- _Job_
Set down word for word the lines running from the line with "What React, TypeScript" to the line with "TRABALHANDO - ABRIL", ends included. Skip every picture.

- _Data for the task_
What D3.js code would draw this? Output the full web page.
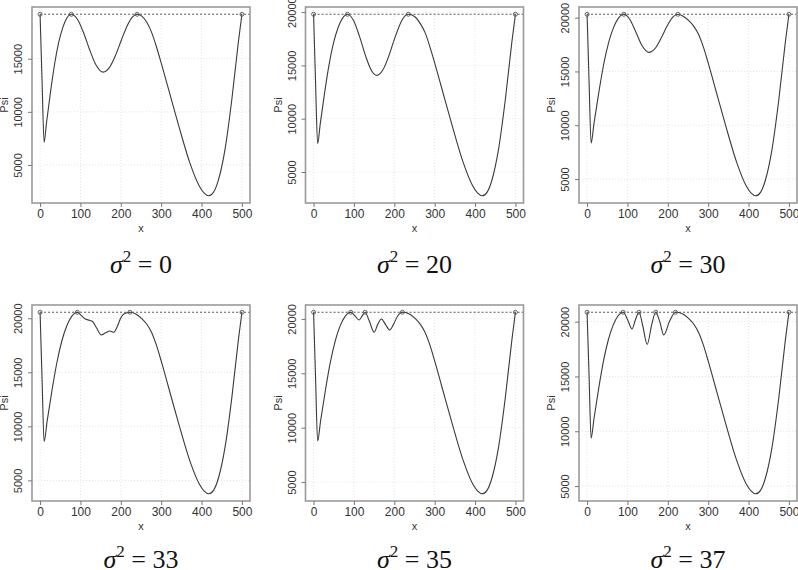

--

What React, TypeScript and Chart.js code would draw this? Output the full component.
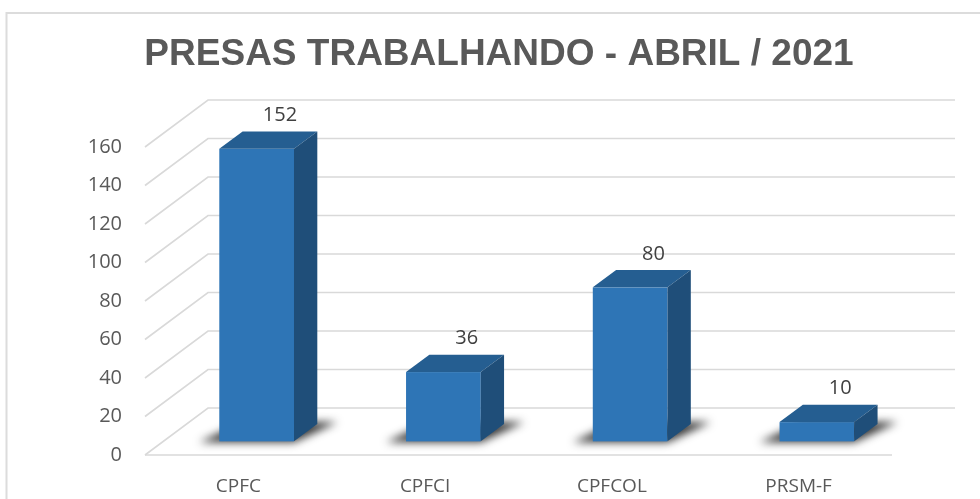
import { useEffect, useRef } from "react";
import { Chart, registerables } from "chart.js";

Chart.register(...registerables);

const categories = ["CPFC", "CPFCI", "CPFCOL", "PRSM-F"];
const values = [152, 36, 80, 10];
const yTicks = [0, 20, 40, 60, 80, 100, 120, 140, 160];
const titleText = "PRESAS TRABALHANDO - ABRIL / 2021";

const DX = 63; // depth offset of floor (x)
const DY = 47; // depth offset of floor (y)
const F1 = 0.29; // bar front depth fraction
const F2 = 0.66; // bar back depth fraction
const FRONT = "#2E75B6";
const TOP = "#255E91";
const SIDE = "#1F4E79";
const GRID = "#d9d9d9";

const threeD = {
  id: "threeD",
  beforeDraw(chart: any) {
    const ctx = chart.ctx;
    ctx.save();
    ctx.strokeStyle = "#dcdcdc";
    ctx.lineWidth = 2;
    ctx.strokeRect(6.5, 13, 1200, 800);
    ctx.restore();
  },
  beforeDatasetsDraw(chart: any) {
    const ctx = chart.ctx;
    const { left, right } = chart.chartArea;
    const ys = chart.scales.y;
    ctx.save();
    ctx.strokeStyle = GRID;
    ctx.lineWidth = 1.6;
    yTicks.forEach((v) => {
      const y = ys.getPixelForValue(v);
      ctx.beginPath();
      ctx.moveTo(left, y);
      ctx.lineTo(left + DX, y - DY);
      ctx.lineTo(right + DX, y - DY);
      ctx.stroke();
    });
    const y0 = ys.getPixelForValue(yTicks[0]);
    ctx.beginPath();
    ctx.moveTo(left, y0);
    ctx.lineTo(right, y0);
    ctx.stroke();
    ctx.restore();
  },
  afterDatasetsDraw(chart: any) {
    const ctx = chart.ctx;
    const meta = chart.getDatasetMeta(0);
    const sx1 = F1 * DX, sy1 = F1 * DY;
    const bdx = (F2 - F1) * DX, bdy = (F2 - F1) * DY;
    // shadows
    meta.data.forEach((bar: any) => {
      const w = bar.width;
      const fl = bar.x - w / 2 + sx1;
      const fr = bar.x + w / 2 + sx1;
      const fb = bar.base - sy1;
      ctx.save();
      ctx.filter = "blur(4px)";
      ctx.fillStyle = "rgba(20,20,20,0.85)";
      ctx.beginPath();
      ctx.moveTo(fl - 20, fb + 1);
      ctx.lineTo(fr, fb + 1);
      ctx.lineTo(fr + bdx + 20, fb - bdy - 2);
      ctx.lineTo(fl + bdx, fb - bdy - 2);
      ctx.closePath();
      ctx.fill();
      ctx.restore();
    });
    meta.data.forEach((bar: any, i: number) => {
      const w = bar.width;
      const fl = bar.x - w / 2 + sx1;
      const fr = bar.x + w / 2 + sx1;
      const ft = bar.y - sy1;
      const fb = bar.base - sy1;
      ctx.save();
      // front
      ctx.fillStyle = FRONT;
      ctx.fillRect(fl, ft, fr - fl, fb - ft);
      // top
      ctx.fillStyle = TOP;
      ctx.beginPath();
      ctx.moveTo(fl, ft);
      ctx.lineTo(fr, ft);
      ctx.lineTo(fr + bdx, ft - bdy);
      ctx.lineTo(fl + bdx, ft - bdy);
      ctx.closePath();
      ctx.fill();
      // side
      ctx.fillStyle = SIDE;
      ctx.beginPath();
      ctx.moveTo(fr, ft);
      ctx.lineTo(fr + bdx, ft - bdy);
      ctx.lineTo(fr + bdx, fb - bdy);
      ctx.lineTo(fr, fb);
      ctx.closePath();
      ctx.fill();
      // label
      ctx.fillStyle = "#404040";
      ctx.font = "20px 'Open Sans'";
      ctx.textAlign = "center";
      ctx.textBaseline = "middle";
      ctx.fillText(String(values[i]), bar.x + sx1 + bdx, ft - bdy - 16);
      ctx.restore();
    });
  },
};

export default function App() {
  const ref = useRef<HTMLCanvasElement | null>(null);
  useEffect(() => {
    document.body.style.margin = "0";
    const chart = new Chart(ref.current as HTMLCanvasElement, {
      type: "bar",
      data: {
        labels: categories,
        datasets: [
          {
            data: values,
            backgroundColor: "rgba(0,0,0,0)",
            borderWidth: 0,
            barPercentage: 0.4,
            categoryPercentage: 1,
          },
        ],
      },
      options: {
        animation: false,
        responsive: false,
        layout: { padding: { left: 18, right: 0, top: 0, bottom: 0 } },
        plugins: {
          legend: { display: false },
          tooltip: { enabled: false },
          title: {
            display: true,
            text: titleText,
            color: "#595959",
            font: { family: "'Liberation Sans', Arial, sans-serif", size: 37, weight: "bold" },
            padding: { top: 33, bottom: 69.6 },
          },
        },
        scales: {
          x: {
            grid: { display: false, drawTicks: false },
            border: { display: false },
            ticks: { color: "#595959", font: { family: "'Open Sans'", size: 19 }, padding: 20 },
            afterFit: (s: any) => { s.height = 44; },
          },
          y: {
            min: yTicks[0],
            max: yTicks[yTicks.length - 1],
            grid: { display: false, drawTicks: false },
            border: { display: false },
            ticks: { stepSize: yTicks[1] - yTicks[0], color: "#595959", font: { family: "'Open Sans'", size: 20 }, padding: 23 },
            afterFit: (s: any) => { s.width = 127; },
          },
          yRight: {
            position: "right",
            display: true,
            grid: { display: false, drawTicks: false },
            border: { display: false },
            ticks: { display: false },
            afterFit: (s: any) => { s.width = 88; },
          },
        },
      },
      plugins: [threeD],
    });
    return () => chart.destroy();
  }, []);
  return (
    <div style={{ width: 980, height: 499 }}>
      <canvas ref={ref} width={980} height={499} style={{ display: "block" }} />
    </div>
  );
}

- _Response to the exercise_
What React, TypeScript and Chart.js code would draw this? Output the full component.
import { useEffect, useRef } from "react";
import { Chart, registerables } from "chart.js";

Chart.register(...registerables);

const categories = ["CPFC", "CPFCI", "CPFCOL", "PRSM-F"];
const values = [152, 36, 80, 10];
const yTicks = [0, 20, 40, 60, 80, 100, 120, 140, 160];
const titleText = "PRESAS TRABALHANDO - ABRIL / 2021";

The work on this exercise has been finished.